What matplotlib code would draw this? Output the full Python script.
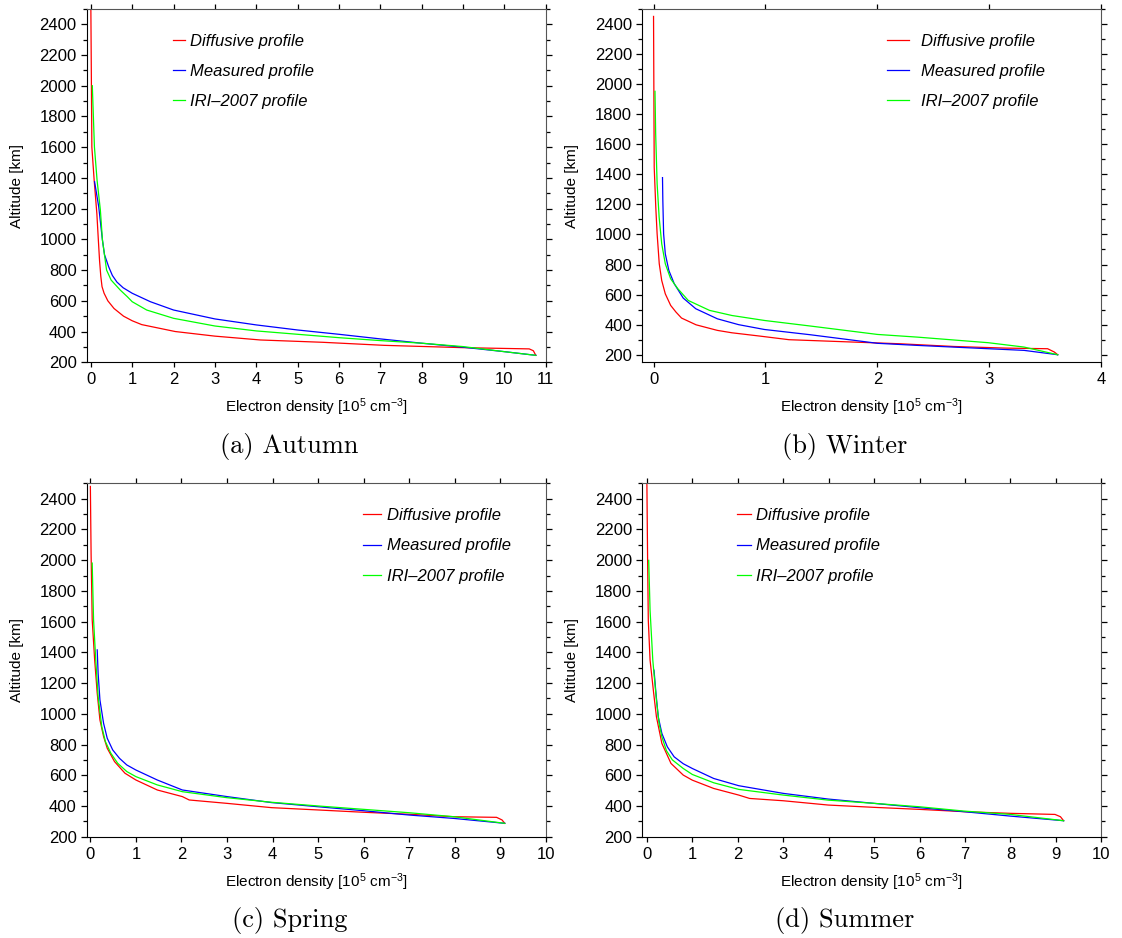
import matplotlib
matplotlib.use("Agg")
import matplotlib.pyplot as plt
from matplotlib.ticker import MultipleLocator

plt.rcParams['font.family'] = ['Liberation Sans', 'DejaVu Sans']
plt.rcParams['mathtext.fontset'] = 'custom'
plt.rcParams['mathtext.rm'] = 'Liberation Sans'
plt.rcParams['mathtext.it'] = 'Liberation Sans:italic'

# ---- data: (density [1e5 cm^-3], altitude [km]) ----
# (a) Autumn
autumn_diff_x = [0.0, 0.024, 0.08, 0.145, 0.18, 0.21, 0.24, 0.27, 0.32, 0.41, 0.56, 0.79, 1.0, 1.23, 2.04, 3.0, 4.1, 5.6, 7.1, 9.0, 10.6, 10.7, 10.76]
autumn_diff_y = [2500, 1600, 1384, 1167, 1000, 862, 760, 692, 649, 600, 550, 500, 470, 445, 400, 370, 345, 330, 310, 295, 287, 275, 245]
autumn_meas_x = [0.09, 0.19, 0.28, 0.33, 0.43, 0.52, 0.63, 0.78, 1.0, 1.44, 2.0, 3.0, 4.0, 5.0, 6.0, 7.0, 8.0, 9.0, 10.0, 10.76]
autumn_meas_y = [1375, 1212, 995, 900, 822, 765, 722, 685, 649, 594, 540, 482, 443, 410, 382, 352, 324, 298, 269, 245]
autumn_iri_x = [0.035, 0.086, 0.15, 0.23, 0.28, 0.38, 0.49, 0.71, 0.88, 1.0, 1.35, 2.0, 3.0, 4.0, 5.0, 6.0, 7.0, 8.0, 9.0, 10.0, 10.76]
autumn_iri_y = [2000, 1602, 1385, 1190, 995, 800, 735, 670, 627, 594, 540, 486, 436, 404, 382, 360, 341, 324, 302, 269, 245]

# (b) Winter
winter_diff_x = [0.0, 0.006, 0.02, 0.032, 0.051, 0.073, 0.105, 0.153, 0.2, 0.25, 0.38, 0.57, 0.70, 0.95, 1.21, 1.72, 2.2, 2.68, 3.15, 3.52, 3.58, 3.61]
winter_diff_y = [2450, 1447, 1181, 1004, 805, 694, 605, 528, 484, 444, 399, 362, 346, 324, 300, 286, 273, 255, 244, 240, 218, 200]
winter_meas_x = [0.08, 0.083, 0.09, 0.105, 0.137, 0.185, 0.265, 0.377, 0.57, 0.76, 0.99, 1.40, 2.0, 2.36, 2.99, 3.31, 3.61]
winter_meas_y = [1378, 1226, 1004, 871, 760, 672, 577, 506, 439, 400, 368, 333, 276, 262, 240, 229, 200]
winter_iri_x = [0.013, 0.019, 0.032, 0.05, 0.073, 0.105, 0.153, 0.217, 0.31, 0.50, 0.70, 0.99, 1.40, 2.0, 2.36, 2.99, 3.31, 3.61]
winter_iri_y = [1952, 1669, 1337, 1115, 938, 805, 705, 639, 561, 495, 461, 428, 391, 335, 317, 280, 251, 200]

# (c) Spring
spring_diff_x = [0.0, 0.016, 0.04, 0.094, 0.15, 0.21, 0.29, 0.37, 0.53, 0.76, 1.0, 1.47, 2.02, 2.17, 3.0, 3.98, 5.0, 6.0, 7.0, 7.98, 8.92, 9.04, 9.1]
spring_diff_y = [2480, 2037, 1612, 1351, 1134, 960, 852, 776, 689, 613, 569, 504, 461, 439, 417, 389, 374, 359, 346, 330, 326, 309, 287]
spring_meas_x = [0.15, 0.17, 0.21, 0.29, 0.37, 0.49, 0.64, 0.80, 1.0, 1.47, 2.02, 3.0, 3.98, 5.0, 6.0, 7.0, 7.98, 9.1]
spring_meas_y = [1416, 1264, 1090, 938, 841, 765, 710, 667, 634, 569, 504, 461, 422, 395, 369, 341, 319, 287]
spring_iri_x = [0.04, 0.07, 0.118, 0.17, 0.25, 0.33, 0.45, 0.60, 0.80, 1.0, 1.47, 2.02, 3.0, 3.98, 5.0, 6.0, 7.0, 7.98, 9.1]
spring_iri_y = [1981, 1612, 1351, 1112, 917, 819, 743, 678, 624, 591, 537, 493, 454, 424, 400, 378, 356, 330, 287]

# (d) Summer
summer_diff_x = [0.0, 0.016, 0.031, 0.07, 0.15, 0.21, 0.33, 0.53, 0.80, 1.0, 1.47, 2.02, 2.26, 3.0, 3.99, 5.0, 5.99, 6.97, 8.0, 8.98, 9.1, 9.17]
summer_diff_y = [2500, 1999, 1609, 1349, 1132, 980, 807, 677, 601, 568, 514, 471, 449, 434, 406, 391, 378, 363, 352, 345, 330, 304]
summer_meas_x = [0.157, 0.2, 0.25, 0.33, 0.45, 0.6, 0.8, 1.0, 1.47, 2.02, 3.0, 3.99, 5.0, 5.99, 6.97, 8.0, 9.17]
summer_meas_y = [1284, 1132, 980, 872, 785, 720, 675, 644, 579, 532, 482, 445, 417, 389, 363, 334, 304]
summer_iri_x = [0.04, 0.07, 0.13, 0.21, 0.27, 0.33, 0.43, 0.56, 0.8, 1.0, 1.47, 2.02, 3.0, 3.99, 5.0, 5.99, 6.97, 8.0, 9.17]
summer_iri_y = [1999, 1674, 1349, 1089, 935, 850, 760, 700, 644, 605, 551, 508, 471, 438, 417, 395, 367, 345, 304]

captions = ['(a) Autumn', '(b) Winter', '(c) Spring', '(d) Summer']
labels = ['Diffusive profile', 'Measured profile', 'IRI\u20132007 profile']
colors = ['#ff0000', '#0000ff', '#00ff00']


def draw_panel(ax, curves, xmax, xmin, ymin, leg_x, handle_len, text_pad):
    for (x, y), col, lab in zip(curves, colors, labels):
        ax.plot(x, y, color=col, lw=0.9, label=lab)
    ax.set_xlim(xmin, xmax)
    ax.set_ylim(ymin, 2500)
    ax.xaxis.set_major_locator(MultipleLocator(1))
    ax.yaxis.set_major_locator(MultipleLocator(200))
    ax.yaxis.set_minor_locator(MultipleLocator(100))
    ax.tick_params(which='both', direction='out', top=True, right=True,
                   labeltop=False, labelright=False, labelsize=12, width=0.9)
    ax.tick_params(axis='y', which='major', length=4.3, pad=3)
    ax.tick_params(axis='y', which='minor', length=3)
    ax.tick_params(axis='x', which='major', length=3.3, pad=4)
    for side in ['top', 'right']:
        ax.spines[side].set_color('#555555')
    ax.set_xlabel('Electron density [10$^5$ cm$^{-3}$]', fontsize=11)
    ax.set_ylabel('Altitude [km]', fontsize=11)
    ax.xaxis.set_label_coords(0.5, -0.098)
    ax.yaxis.set_label_coords(-0.137, 0.5)
    leg = ax.legend(loc='upper left', bbox_to_anchor=(leg_x, 0.93), frameon=False,
                    borderaxespad=0, borderpad=0, handlelength=handle_len,
                    handletextpad=text_pad, labelspacing=0.92,
                    prop={'style': 'italic', 'size': 12})
    return leg


fig = plt.figure(figsize=(11.22, 9.38), dpi=100)
w, h = 0.4091, 0.3767
ax_a = fig.add_axes([0.0773, 0.6138, w, h])
ax_b = fig.add_axes([0.5725, 0.6138, w, h])
ax_c = fig.add_axes([0.0773, 0.108, w, h])
ax_d = fig.add_axes([0.5725, 0.108, w, h])

draw_panel(ax_a, [(autumn_diff_x, autumn_diff_y), (autumn_meas_x, autumn_meas_y),
                  (autumn_iri_x, autumn_iri_y)], 11, -0.1, 200, 0.187, 0.75, 0.32)
draw_panel(ax_b, [(winter_diff_x, winter_diff_y), (winter_meas_x, winter_meas_y),
                  (winter_iri_x, winter_iri_y)], 4, -0.1, 150, 0.534, 1.28, 0.75)
draw_panel(ax_c, [(spring_diff_x, spring_diff_y), (spring_meas_x, spring_meas_y),
                  (spring_iri_x, spring_iri_y)], 10, -0.08, 200, 0.602, 1.09, 0.32)
draw_panel(ax_d, [(summer_diff_x, summer_diff_y), (summer_meas_x, summer_meas_y),
                  (summer_iri_x, summer_iri_y)], 10, -0.1, 200, 0.207, 0.82, 0.32)

cap_pos = [(0.258, 0.524), (0.753, 0.524), (0.258, 0.019), (0.753, 0.019)]
for (cx, cy), cap in zip(cap_pos, captions):
    fig.text(cx, cy, cap, family='cmr10', fontsize=19, ha='center', va='center')

fig.savefig('out.png', dpi=100)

Given task:
Without the pictures, return the listing above from its first line through the line that has "302, 269, 245]".

In response:
What matplotlib code would draw this? Output the full Python script.
import matplotlib
matplotlib.use("Agg")
import matplotlib.pyplot as plt
from matplotlib.ticker import MultipleLocator

plt.rcParams['font.family'] = ['Liberation Sans', 'DejaVu Sans']
plt.rcParams['mathtext.fontset'] = 'custom'
plt.rcParams['mathtext.rm'] = 'Liberation Sans'
plt.rcParams['mathtext.it'] = 'Liberation Sans:italic'

# ---- data: (density [1e5 cm^-3], altitude [km]) ----
# (a) Autumn
autumn_diff_x = [0.0, 0.024, 0.08, 0.145, 0.18, 0.21, 0.24, 0.27, 0.32, 0.41, 0.56, 0.79, 1.0, 1.23, 2.04, 3.0, 4.1, 5.6, 7.1, 9.0, 10.6, 10.7, 10.76]
autumn_diff_y = [2500, 1600, 1384, 1167, 1000, 862, 760, 692, 649, 600, 550, 500, 470, 445, 400, 370, 345, 330, 310, 295, 287, 275, 245]
autumn_meas_x = [0.09, 0.19, 0.28, 0.33, 0.43, 0.52, 0.63, 0.78, 1.0, 1.44, 2.0, 3.0, 4.0, 5.0, 6.0, 7.0, 8.0, 9.0, 10.0, 10.76]
autumn_meas_y = [1375, 1212, 995, 900, 822, 765, 722, 685, 649, 594, 540, 482, 443, 410, 382, 352, 324, 298, 269, 245]
autumn_iri_x = [0.035, 0.086, 0.15, 0.23, 0.28, 0.38, 0.49, 0.71, 0.88, 1.0, 1.35, 2.0, 3.0, 4.0, 5.0, 6.0, 7.0, 8.0, 9.0, 10.0, 10.76]
autumn_iri_y = [2000, 1602, 1385, 1190, 995, 800, 735, 670, 627, 594, 540, 486, 436, 404, 382, 360, 341, 324, 302, 269, 245]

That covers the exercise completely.